– Por Silvana Váttimo

Desde tiempos ancestrales se conoce el poder y el valor de la palabra y de las narrativas.
Comenzando por los antiguos trovadores, por los sabios y eruditos, pasando por el relato del abuelo y la experiencia de vida de esa persona que tanto ha recorrido y aprendido, hasta llegar a la anécdota de aquel amigo chistoso que nunca nos cansamos de escuchar.
Cuando te cuentan una historia te miran a los ojos, te hacen ser partícipe y te cautivan.
Cómo olvidar aquellas palabras que nos emocionaron o nos hicieron “sentir”.
Los humanos somos seres orales y será por eso que la palabra ocupa un lugar tan privilegiado.
Las palabras dan existencia, denominan, marcan, impactan y contagian.
Pero también es cierto que las palabras se las lleva el viento y solo quedan huellas, algunas algo deformadas, de lo que fueron.

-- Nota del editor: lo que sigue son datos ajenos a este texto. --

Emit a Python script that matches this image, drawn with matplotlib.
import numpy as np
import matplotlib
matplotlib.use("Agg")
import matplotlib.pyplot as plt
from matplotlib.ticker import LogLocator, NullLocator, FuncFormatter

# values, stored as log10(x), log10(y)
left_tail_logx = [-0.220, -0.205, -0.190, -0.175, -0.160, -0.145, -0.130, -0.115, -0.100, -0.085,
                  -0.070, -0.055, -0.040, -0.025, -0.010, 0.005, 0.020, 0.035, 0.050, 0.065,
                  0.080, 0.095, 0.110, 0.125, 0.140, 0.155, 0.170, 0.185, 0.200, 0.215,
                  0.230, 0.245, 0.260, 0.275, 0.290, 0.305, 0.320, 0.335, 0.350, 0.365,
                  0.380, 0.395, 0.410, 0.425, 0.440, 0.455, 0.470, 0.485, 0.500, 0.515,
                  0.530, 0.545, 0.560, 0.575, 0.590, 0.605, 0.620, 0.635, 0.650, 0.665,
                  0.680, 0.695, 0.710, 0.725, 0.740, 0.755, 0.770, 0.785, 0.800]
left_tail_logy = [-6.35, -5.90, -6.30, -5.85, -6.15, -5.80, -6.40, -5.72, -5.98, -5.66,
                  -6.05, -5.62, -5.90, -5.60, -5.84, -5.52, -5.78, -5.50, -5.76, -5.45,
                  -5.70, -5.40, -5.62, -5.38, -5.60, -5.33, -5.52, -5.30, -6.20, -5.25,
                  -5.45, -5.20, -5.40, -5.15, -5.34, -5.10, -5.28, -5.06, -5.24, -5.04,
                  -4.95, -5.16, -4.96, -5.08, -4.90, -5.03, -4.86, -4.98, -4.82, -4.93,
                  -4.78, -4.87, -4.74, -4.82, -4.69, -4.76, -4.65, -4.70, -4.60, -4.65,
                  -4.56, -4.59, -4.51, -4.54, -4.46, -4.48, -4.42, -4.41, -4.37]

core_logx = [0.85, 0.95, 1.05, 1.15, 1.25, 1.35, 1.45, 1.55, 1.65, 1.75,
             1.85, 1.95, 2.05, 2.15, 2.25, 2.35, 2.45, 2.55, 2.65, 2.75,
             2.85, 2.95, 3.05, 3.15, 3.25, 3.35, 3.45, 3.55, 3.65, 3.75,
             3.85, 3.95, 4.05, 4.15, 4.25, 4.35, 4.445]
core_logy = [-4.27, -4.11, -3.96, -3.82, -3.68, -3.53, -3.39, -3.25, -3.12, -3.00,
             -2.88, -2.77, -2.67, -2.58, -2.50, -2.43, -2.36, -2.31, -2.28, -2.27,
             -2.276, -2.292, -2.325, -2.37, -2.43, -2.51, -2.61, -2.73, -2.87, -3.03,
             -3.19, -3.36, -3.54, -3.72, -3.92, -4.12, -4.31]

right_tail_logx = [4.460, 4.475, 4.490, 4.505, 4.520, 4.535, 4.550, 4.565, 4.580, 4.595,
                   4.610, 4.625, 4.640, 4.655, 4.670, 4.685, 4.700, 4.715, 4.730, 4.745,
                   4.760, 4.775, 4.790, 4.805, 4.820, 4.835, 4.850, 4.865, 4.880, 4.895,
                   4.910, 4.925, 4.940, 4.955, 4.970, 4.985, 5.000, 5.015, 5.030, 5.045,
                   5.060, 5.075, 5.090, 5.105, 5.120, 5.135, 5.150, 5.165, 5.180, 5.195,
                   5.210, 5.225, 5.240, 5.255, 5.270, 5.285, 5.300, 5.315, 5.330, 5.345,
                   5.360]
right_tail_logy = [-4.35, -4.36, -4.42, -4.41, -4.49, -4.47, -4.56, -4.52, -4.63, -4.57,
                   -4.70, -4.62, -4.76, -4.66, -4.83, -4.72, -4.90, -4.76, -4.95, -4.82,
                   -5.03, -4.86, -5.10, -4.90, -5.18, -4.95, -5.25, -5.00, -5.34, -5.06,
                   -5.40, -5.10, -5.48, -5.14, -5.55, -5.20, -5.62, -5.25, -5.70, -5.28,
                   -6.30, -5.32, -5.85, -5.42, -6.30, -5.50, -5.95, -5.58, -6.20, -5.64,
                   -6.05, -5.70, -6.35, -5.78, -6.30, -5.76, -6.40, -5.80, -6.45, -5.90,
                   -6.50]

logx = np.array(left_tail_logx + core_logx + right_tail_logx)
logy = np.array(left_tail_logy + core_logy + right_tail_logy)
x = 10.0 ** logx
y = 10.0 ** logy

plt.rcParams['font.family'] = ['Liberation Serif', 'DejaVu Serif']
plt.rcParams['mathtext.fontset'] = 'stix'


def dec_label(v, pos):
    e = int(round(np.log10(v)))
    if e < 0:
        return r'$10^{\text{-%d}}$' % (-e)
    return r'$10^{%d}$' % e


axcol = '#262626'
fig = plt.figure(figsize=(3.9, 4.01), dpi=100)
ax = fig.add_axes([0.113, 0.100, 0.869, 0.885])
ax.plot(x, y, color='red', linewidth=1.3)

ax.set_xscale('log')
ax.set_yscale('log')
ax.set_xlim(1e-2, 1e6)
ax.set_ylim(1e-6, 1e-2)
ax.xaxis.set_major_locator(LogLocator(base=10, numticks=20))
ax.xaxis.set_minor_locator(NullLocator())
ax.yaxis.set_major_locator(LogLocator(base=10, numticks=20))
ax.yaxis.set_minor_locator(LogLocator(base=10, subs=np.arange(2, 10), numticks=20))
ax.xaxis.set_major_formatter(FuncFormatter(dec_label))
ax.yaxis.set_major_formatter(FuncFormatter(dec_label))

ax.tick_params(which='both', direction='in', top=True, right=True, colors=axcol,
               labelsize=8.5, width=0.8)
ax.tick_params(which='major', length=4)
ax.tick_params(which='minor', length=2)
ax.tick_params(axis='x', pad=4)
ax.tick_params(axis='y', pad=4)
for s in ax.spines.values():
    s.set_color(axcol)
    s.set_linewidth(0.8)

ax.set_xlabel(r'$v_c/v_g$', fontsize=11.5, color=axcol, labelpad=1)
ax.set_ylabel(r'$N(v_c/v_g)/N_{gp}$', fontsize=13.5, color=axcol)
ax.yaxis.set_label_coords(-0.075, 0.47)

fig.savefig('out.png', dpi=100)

Las palabras se las lleva el viento pero las palabras enmarcadas en historias, aquellas que nos tocaron y nos sensibilizaron, quedan.
A veces, quedan en un rincón, tapadas por tantas otras palabras y estímulos que nos arrebatan. Pero cuando prendemos todas las luces, ahí están. Emocionantes y misteriosas. Trayéndonos nuevamente ese recuerdo, aquello que aprendimos, que nos remonta al escenario, a esa voz, a esa mirada que nos tocó.
Por algo será que en los primeros años de la infancia, el cuento y las historias ocupan un lugar tan privilegiado en los aprendizajes.
¿Por qué esa costumbre se pierde en la adolescencia y la adultez?
¿Será la falta de tiempo? ¿La presunción de que los cuentos son para chicos? ¿Que la fantasía debe ser reemplazada por la razón?
¿Por que no retomar el poder de las historias en el aprendizaje adulto?
Contémonos historias, dediquemos el tiempo para desarrollarlas. Cautivémosnos como público y sumergámosnos en las narrativas.
Para que no haya un colorín colorado a la imaginación y se abran las puertas de la creación y el aprendizaje.